There's a lot of commenting going on there (typical Me!), but if you filter all that out, this is only a few lines of code. That's how easy regular expressions make our lives! Compare that with any of my previous ColdFusion CSV parsing solutions to see that this one is a small fraction of the size. And, best part is, it works! Running the above code, we get the following CFDump output:


 
 
 

 
Parsing CSV Values In ColdFusion Using Regular Expressions  
 
 
 

It works on a small file, sure piece of cake, but what about performance? Sometimes we (ok, maybe just me) get sucked so hard into how sexy Regular Expressions are, that we lose sight of the big picture and we end up going down a path that is less performant in the long run. To test this, I am going to create a beefy CSV file with this code:

  • <!--- Create data file path. --->
  • <cfset strCSVPath = ExpandPath( "data.csv" ) />
  •  
  • <!---
  • Create sample data for a web site. Make this data beefy
  • to simulate what kind of stuff might actually be coming
  • out of a system-generated CSV file.
  • --->
  • <cfsavecontent variable="strCSV">"Kinky Solutions: A Student's Perspective","http://www.bennadel.com","Ben J. Nadel","ColdFusion,Web Development,CSS,Javascript,jQuery,SQL,SEO Optimization",,,09/21/2007 07:31:15,true,true,false,"5,340","34",,true</cfsavecontent>
  •  
  • <!--- Repeat string 10,000 times. --->
  • <cfset strCSV = RepeatString(
  • strCSV & Chr( 13 ) & Chr( 10 ),
  • (10 * 1000)
  • ) />
  •  
  • <!--- Write data to file. --->
  • <cffile
  • action="write"
  • file="#strCSVPath#"
  • output="#strCSV#"
  • />

This creates a 10,000 line CSV file with over 2,150,000 characters. This file comes out to be just over 2 megabytes in size. Now, to make sure I am not messing with the time trials, I am running this script separately than the parsing code.
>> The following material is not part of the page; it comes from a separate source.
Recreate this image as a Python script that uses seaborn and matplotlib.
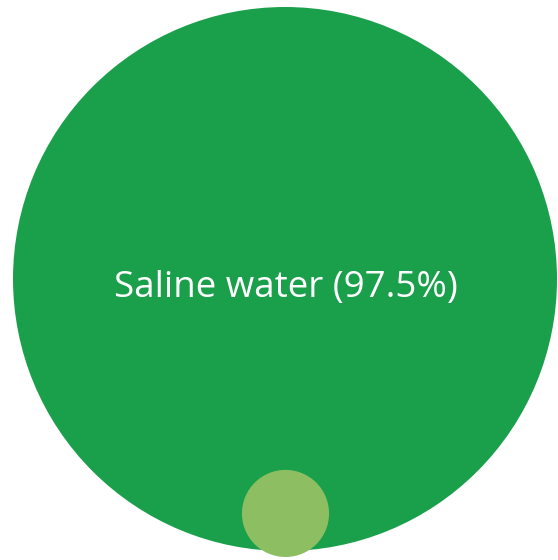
import matplotlib
matplotlib.use("Agg")
import matplotlib.pyplot as plt
import seaborn as sns
import pandas as pd
import numpy as np

# data
categories = ["Saline water", "Fresh water"]
shares = [97.5, 2.5]
colors = ["#1a9f4a", "#8dbf62"]

df = pd.DataFrame({"category": categories, "share": shares})

sns.set_theme(style="white")
plt.rcParams["font.family"] = ["Open Sans", "DejaVu Sans"]

fig = plt.figure(figsize=(5.58, 5.60), dpi=100)
ax = fig.add_axes([0, 0, 1, 1])
ax.set_xlim(0, 558)
ax.set_ylim(560, 0)
ax.axis("off")

# layout: big circle radius in px, area proportional to share
R_big = 272
cx, cy = 285, 279
radii = [R_big * np.sqrt(s / shares[0]) for s in shares]
df["x"] = [cx, cx + 0.5]
df["y"] = [cy, cy + R_big - radii[1] + 6]
px2pt = 72 / fig.dpi
df["s"] = [(2 * r * px2pt) ** 2 for r in radii]

sns.scatterplot(data=df, x="x", y="y", hue="category", palette=colors,
                size="share", sizes=(df["s"].min(), df["s"].max()),
                size_norm=(min(shares), max(shares)),
                linewidth=0, legend=False, ax=ax)

ax.text(cx + 1, 288, f"{categories[0]} ({shares[0]}%)", color="white",
        fontsize=26.5, ha="center", va="center")

fig.savefig("out.png", dpi=100)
Now for the test! I ran the current version that employs regular expressions to do the parsing against my previous version which checks characters.

Previous CSV Parsing Algorithm

Average parse time: 100,000 ms (100 seconds)

Regular Expression CSV Parsing Algorithm

Average parse time: 11,000 ms (11 seconds)

Holy Cow! The regular expression solution is about 10 times faster than the previous solution! And, this was no rinky-dinky example; this was a seriously large CSV file (at least in my world).

Just for fun, I regenerated the above test CSV file, except this time, I created a 50,000 record CSV file. This file has 10,750,000 characters in it and comes out at well over 10 megabytes. I didn't even want to bother running this in the old solution. However, I am very pleased to say that all 50,000 records were successfully parsed in just 57,000 ms (57 seconds)! That's pretty sweet-ass-sweet.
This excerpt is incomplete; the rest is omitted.